Instructions to follow
Write out, word for word, the stretch of lines beginning at the one with "Clone this chart in matplotlib." and ending at the one with "plt.rcParams['font.family'] = ['Liberation", omitting the images.

Extracted records
* * * * * * * * *
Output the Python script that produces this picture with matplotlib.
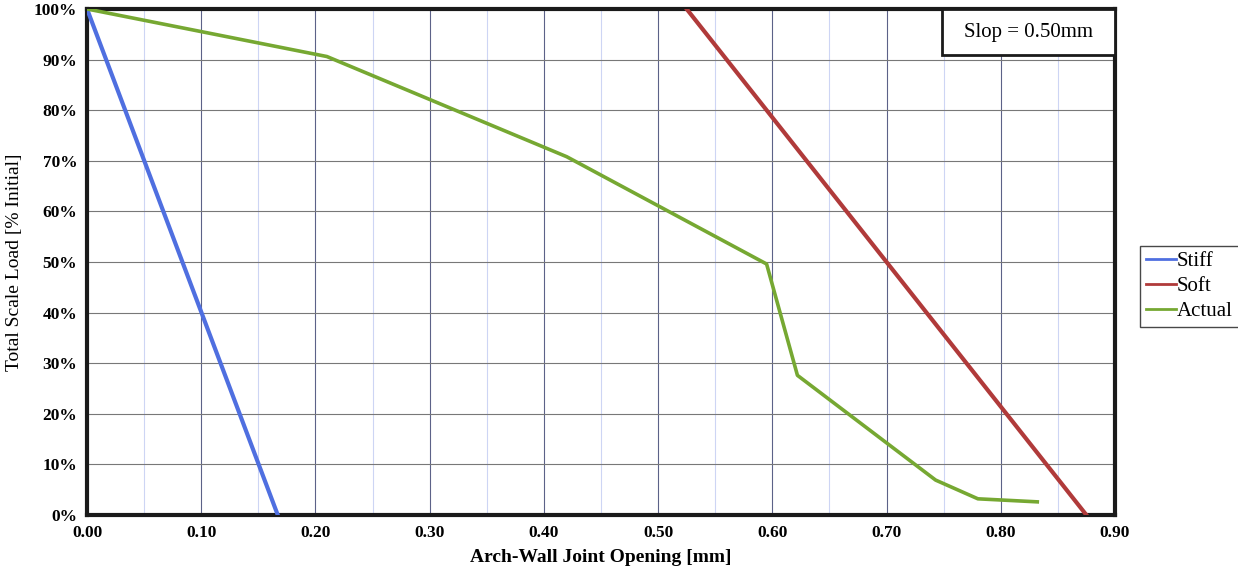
* * * * * * * * *
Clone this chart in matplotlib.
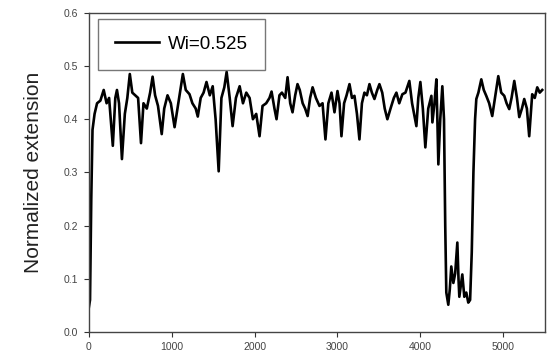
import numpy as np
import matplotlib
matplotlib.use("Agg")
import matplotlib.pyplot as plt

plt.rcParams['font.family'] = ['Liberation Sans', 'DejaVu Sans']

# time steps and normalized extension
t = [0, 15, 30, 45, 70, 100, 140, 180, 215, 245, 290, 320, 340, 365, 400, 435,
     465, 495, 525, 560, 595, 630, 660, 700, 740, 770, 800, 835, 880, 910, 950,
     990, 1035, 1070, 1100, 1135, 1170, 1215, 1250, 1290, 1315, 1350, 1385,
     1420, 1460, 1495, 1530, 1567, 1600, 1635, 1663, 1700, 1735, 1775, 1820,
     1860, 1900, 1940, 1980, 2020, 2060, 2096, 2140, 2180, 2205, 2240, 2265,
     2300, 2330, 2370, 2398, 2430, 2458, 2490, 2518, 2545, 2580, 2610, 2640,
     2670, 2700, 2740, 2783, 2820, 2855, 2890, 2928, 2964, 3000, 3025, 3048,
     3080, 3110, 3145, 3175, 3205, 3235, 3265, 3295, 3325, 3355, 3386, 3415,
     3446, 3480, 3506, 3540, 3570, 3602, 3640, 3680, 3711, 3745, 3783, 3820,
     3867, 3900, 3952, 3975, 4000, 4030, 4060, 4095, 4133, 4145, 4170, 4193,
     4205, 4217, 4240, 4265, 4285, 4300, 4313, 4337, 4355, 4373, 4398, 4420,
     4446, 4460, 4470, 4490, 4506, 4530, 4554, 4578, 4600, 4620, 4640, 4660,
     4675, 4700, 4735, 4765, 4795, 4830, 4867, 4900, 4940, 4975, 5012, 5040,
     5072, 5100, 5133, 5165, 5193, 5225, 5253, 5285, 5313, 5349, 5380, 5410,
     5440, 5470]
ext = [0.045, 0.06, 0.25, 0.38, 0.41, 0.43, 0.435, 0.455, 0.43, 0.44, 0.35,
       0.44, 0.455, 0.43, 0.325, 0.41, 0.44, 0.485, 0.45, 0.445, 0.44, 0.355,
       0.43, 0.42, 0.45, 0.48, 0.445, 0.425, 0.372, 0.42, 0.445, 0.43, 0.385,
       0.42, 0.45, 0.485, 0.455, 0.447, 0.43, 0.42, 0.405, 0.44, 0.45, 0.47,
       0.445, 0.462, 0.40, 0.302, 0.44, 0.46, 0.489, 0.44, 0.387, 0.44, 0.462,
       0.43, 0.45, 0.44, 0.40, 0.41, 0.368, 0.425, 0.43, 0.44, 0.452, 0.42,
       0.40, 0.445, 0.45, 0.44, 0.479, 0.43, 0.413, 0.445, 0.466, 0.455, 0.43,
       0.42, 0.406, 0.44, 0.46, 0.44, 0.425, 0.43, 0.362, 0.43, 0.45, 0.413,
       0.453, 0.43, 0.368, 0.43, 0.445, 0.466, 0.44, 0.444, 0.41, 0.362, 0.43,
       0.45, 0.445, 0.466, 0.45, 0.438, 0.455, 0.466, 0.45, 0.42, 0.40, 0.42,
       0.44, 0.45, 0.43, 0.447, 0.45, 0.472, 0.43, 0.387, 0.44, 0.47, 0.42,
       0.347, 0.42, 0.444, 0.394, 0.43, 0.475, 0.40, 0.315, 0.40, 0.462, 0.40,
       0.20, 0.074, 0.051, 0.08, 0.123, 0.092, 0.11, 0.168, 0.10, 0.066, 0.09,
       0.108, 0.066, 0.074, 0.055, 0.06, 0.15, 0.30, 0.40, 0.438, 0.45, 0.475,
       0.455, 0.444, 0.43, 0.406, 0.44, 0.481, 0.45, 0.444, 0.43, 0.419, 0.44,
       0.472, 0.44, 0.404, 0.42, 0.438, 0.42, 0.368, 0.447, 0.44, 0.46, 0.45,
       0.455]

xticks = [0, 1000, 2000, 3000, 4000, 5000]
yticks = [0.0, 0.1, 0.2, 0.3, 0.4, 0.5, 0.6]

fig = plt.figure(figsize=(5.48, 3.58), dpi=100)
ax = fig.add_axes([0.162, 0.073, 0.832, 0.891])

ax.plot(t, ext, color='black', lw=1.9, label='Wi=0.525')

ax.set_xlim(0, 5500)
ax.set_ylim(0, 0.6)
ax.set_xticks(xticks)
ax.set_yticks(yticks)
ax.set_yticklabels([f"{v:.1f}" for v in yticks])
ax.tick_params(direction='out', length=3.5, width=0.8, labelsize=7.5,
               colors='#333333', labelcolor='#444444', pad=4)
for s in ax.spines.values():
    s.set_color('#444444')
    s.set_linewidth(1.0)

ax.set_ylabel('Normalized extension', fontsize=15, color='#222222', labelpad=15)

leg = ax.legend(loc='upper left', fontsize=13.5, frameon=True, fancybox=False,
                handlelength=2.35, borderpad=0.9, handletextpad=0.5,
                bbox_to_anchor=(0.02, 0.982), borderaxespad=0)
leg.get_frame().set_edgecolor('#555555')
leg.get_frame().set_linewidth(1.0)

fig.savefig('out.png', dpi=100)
* * * * * * * * *
Complete response
Clone this chart in matplotlib.
import numpy as np
import matplotlib
matplotlib.use("Agg")
import matplotlib.pyplot as plt

plt.rcParams['font.family'] = ['Liberation Sans', 'DejaVu Sans']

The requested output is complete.